The original goal of my resolution to create at least one new necklace combination a month was to force myself to try new things with my existing necklaces. But as I worked through ideas for my resolution, I realized one reason that I didn’t make more combinations was because, as much as I love my pearls, they don’t go with everything; sometimes I couldn’t make what I wanted to.
I started to look at the silver Ohm ball necklace to give me a more neutral base to work with, but after I went on my little Thomas Sabo spree at the end of the summer I had to put my wallet on a bead ban. Then I remembered about another necklace that I started but never finished.
The glass bead came as part of a pendant set I bought on Etsy years ago. I liked the bead but didn’t really think it went with the pendant, so I separated the two and saved the bead, thinking I would eventually figure out how to use it. Now I knew how. Although the bead has the swirl of black, I figured that the clear base would give me a mostly neutral base.
So I set off to find a silver chain. When I made my pearl necklaces I had multiple options, but this time I couldn’t find one that I liked that was pliable enough to work for a fantasy necklace. Eventually my eye wandered to this black chain and soon I began to think that the black swirl on the glass bead might look really nice with a black chain to set it off. Plus, it would give me a different look than my other two necklaces. I wasn’t sure that the longer links would work, but it was relatively inexpensive, so I gave it a shot!

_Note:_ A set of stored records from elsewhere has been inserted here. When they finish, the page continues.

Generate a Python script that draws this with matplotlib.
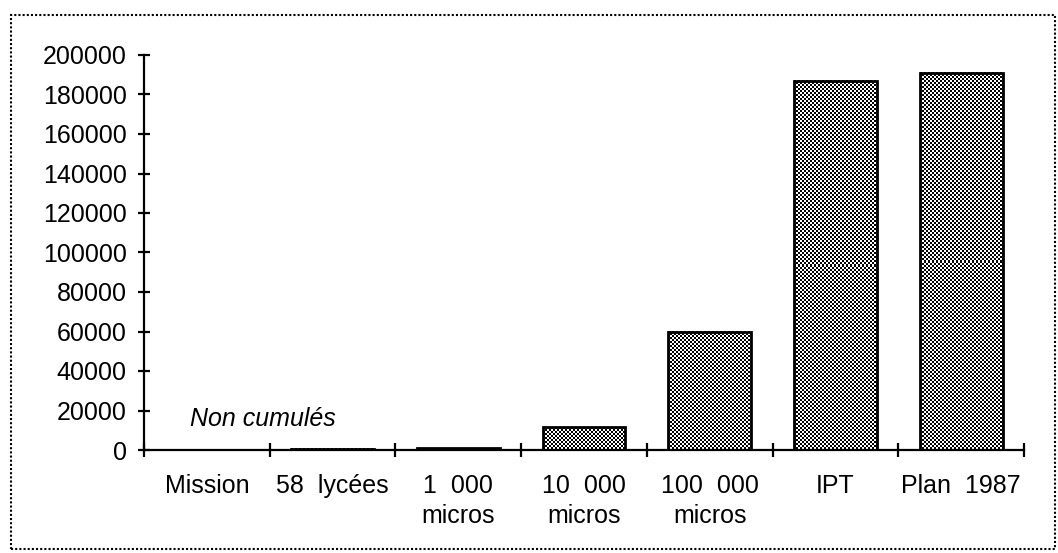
import numpy as np
import matplotlib
matplotlib.use("Agg")
import matplotlib.pyplot as plt
from matplotlib.patches import Rectangle

categories = ["Mission", "58  lycées", "1  000\nmicros", "10  000\nmicros",
              "100  000\nmicros", "IPT", "Plan  1987"]
values = [0, 600, 1000, 11500, 60000, 187000, 191000]
yticks = [0, 20000, 40000, 60000, 80000, 100000, 120000, 140000, 160000, 180000, 200000]
note = "Non cumulés"

plt.rcParams['font.family'] = ['Liberation Sans', 'DejaVu Sans']

W, H = 1058, 553
FS = 18
fig = plt.figure(figsize=(W / 100, H / 100), dpi=100)
ax = fig.add_axes([144 / W, 1 - 450 / H, (1024 - 144) / W, (450 - 55) / H])

x = np.arange(len(categories))
bars = ax.bar(x, values, width=0.66, facecolor='none', edgecolor='black',
              linewidth=2.0, zorder=3)
ax.set_xlim(-0.5, len(categories) - 0.5)
ax.set_ylim(0, 200000)

# checkerboard fill for each bar
fig.canvas.draw()
for b in bars:
    h = b.get_height()
    if h <= 0:
        continue
    x0, w = b.get_x(), b.get_width()
    bb = b.get_window_extent()
    wp = max(int(round(bb.width)), 2)
    hp = max(int(round(bb.height)), 2)
    yy, xx = np.mgrid[0:hp, 0:wp]
    chk = ((xx // 2 + yy // 2) % 2).astype(float)
    ax.imshow(chk, extent=(x0, x0 + w, 0, h), cmap='gray', vmin=0, vmax=1,
              interpolation='nearest', aspect='auto', zorder=2)
ax.set_xlim(-0.5, len(categories) - 0.5)
ax.set_ylim(0, 200000)
ax.set_aspect('auto')

for s in ['top', 'right']:
    ax.spines[s].set_visible(False)
for s in ['left', 'bottom']:
    ax.spines[s].set_linewidth(1.6)
    ax.spines[s].set_zorder(4)

ax.set_yticks(yticks)
ax.set_yticklabels([str(v) for v in yticks])
ax.tick_params(axis='y', direction='inout', length=9, width=1.6, pad=8,
               labelsize=FS)

ax.set_xticks(np.arange(-0.5, len(categories)), minor=False)
ax.set_xticklabels([])
ax.tick_params(axis='x', which='major', direction='inout', length=10, width=1.6)
ax.set_xticks(x, minor=True)
ax.set_xticklabels(categories, minor=True, linespacing=1.35)
ax.tick_params(axis='x', which='minor', length=0, pad=17, labelsize=FS)

ax.text(-0.134, 15600, note, style='italic', fontsize=FS, va='center', ha='left')

border = Rectangle((11 / W, 1 - 549 / H), (1055 - 11) / W, (549 - 15) / H,
                   transform=fig.transFigure, fill=False, edgecolor='black',
                   linewidth=1.5, linestyle=(0, (1, 1)), clip_on=False)
fig.patches.append(border)

fig.savefig("out.png", dpi=100)
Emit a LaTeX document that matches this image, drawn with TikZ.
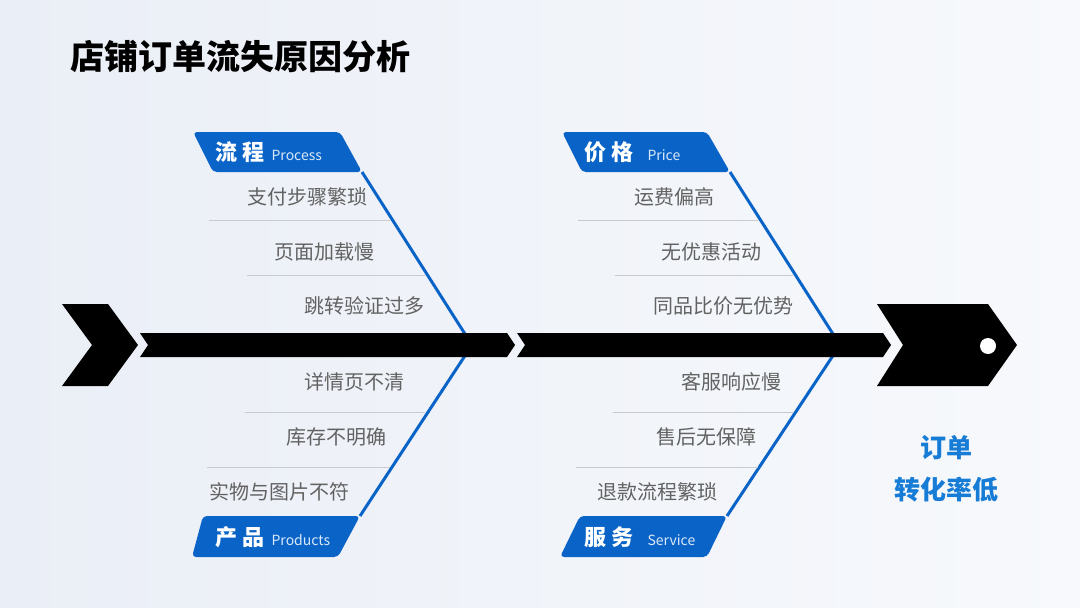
\documentclass[tikz,border=0pt]{standalone}
\usepackage{fontspec}
\setmainfont{Noto Sans CJK SC}
\usetikzlibrary{positioning}

\definecolor{tabblue}{RGB}{10,100,200}
\definecolor{resblue}{RGB}{22,124,214}
\definecolor{causegray}{RGB}{98,98,98}
\definecolor{sepgray}{RGB}{200,202,206}
\definecolor{bgleft}{RGB}{234,238,246}
\definecolor{bgright}{RGB}{247,249,252}

\begin{document}
\begin{tikzpicture}[
    x=1pt, y=-1pt,
% Styles
    spine/.style={fill=black},
    bone/.style={draw=tabblue, line width=3pt},
    tabbox/.style={fill=tabblue, rounded corners=4pt},
    tabtxt/.style={anchor=west, text=white, font=\fontsize{22}{24}\selectfont\bfseries, inner sep=0pt},
    tabsub/.style={text=white!85!tabblue, font=\fontsize{14}{16}\selectfont, inner sep=0pt, anchor=base west},
    cause/.style={anchor=east, text=causegray, font=\fontsize{20}{23}\selectfont, inner sep=0pt},
    sepline/.style={draw=sepgray, line width=1pt}
]

% 0. Background
\shade[left color=bgleft, right color=bgright] (0,0) rectangle (1080,608);
\useasboundingbox (0,0) rectangle (1080,608);

% 1. Title
\node[anchor=west, font=\fontsize{34}{37}\selectfont\bfseries, inner sep=0pt] (title) at (70,57) {店铺订单流失原因分析};

% 2. Category tabs
\fill[tabbox] (193,132) -- (340,132) -- (362,172) -- (213,172) -- cycle;
\coordinate (procEnd) at (362,172);
\node[tabtxt] (procTab) at (215,152) {流\hspace{5pt}程};
\node[tabsub, right=7pt of procTab.base east, anchor=base west] (procSub) {Process};

\fill[tabbox] (203,516) -- (360,516) -- (338,557) -- (192,557) -- cycle;
\coordinate (prodEnd) at (360,516);
\node[tabtxt] (prodTab) at (215,537) {产\hspace{5pt}品};
\node[tabsub, right=7pt of prodTab.base east, anchor=base west] (prodSub) {Products};

\fill[tabbox] (562,132) -- (707,132) -- (730,172) -- (582,172) -- cycle;
\coordinate (priceEnd) at (730,172);
\node[tabtxt] (priceTab) at (584,152) {价\hspace{5pt}格};
\node[tabsub, right=14pt of priceTab.base east, anchor=base west] (priceSub) {Price};

\fill[tabbox] (580,516) -- (727,516) -- (707,557) -- (560,557) -- cycle;
\coordinate (servEnd) at (727,516);
\node[tabtxt] (servTab) at (584,537) {服\hspace{5pt}务};
\node[tabsub, right=14pt of servTab.base east, anchor=base west] (servSub) {Service};

% 3. Bones (behind the spine)
\coordinate (apexL) at (472,345);
\coordinate (apexR) at (840,345);
\draw[bone] (procEnd) -- (apexL) -- (prodEnd);
\draw[bone] (priceEnd) -- (apexR) -- (servEnd);

% 4. Fish skeleton (tail, spine, head)
\fill[spine] (62,304) -- (108,304) -- (138,345) -- (108,386) -- (62,386) -- (92,345) -- cycle;
\fill[spine] (140,333) -- (507,333) -- (515,345) -- (507,357) -- (140,357) -- (148,345) -- cycle;
\fill[spine] (517,333) -- (883,333) -- (891,345) -- (883,357) -- (517,357) -- (525,345) -- cycle;
\fill[spine] (877,304) -- (988,304) -- (1017,345) -- (988,386) -- (877,386) -- (903,345) -- cycle;
\fill[white] (988,346) circle (8);

% 5. Causes - process
\node[cause] (c11) at (368,197) {支付步骤繁琐};
\draw[sepline] (209,220) -- (390,220);
\node[cause] (c12) at (375,252) {页面加载慢};
\draw[sepline] (247,275) -- (425,275);
\node[cause] (c13) at (425,306) {跳转验证过多};

% Causes - product
\node[cause] (c21) at (405,382) {详情页不清};
\draw[sepline] (245,412) -- (425,412);
\node[cause] (c22) at (387,437) {库存不明确};
\draw[sepline] (207,467) -- (390,467);
\node[cause] (c23) at (350,492) {实物与图片不符};

% Causes - price
\node[cause] (c31) at (715,197) {运费偏高};
\draw[sepline] (578,220) -- (758,220);
\node[cause] (c32) at (762,252) {无优惠活动};
\draw[sepline] (615,275) -- (793,275);
\node[cause] (c33) at (794,306) {同品比价无优势};

% Causes - service
\node[cause] (c41) at (782,382) {客服响应慢};
\draw[sepline] (613,412) -- (793,412);
\node[cause] (c42) at (757,437) {售后无保障};
\draw[sepline] (576,467) -- (758,467);
\node[cause] (c43) at (718,492) {退款流程繁琐};

% 6. Result
\node[text=resblue, font=\fontsize{26}{42}\selectfont\bfseries, align=center] (result) at (946,469) {订单\\转化率低};

\end{tikzpicture}
\end{document}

What I didn’t think of until after I got home and started putting it together was the fact that my usual silver stoppers would look really weird on a black chain! After agonizing over whether it was finally time to buy an oxidized Trollbeads stopper, I realized that I had a few extra silver stoppers and some liver of sulfur, so I could make my own stopper. In fact, I could make two!
These aren’t Trollbeads stoppers, but I prefer these because of their smaller size and their smaller price tag. Even with two, if my experiment didn’t work out, it wouldn’t be a huge loss.
I popped the silicone o-rings out of the silver outer shells just in case the liver of sulfur ruined the silicone. I had to leave the silver rings in the sulfur longer than I expected, and they still didn’t oxidize quite as well as I thought that they would, but that might be because I’m used to oxidizing my fine silver beads, and the stoppers are sterling silver. Still, they look much better on the black chain than the silver stoppers would have!
It isn’t a perfect solution – the longer links twist more than the shorter ones, so I have to be careful to keep the chain very straight as I put beads on, and when I wear the chain looped around itself it slides over the small stopper so I had to use the second stopper to keep it on – but I like the darker option for my beads and hopefully this allows me to do some of the combinations that I wouldn’t be able to otherwise.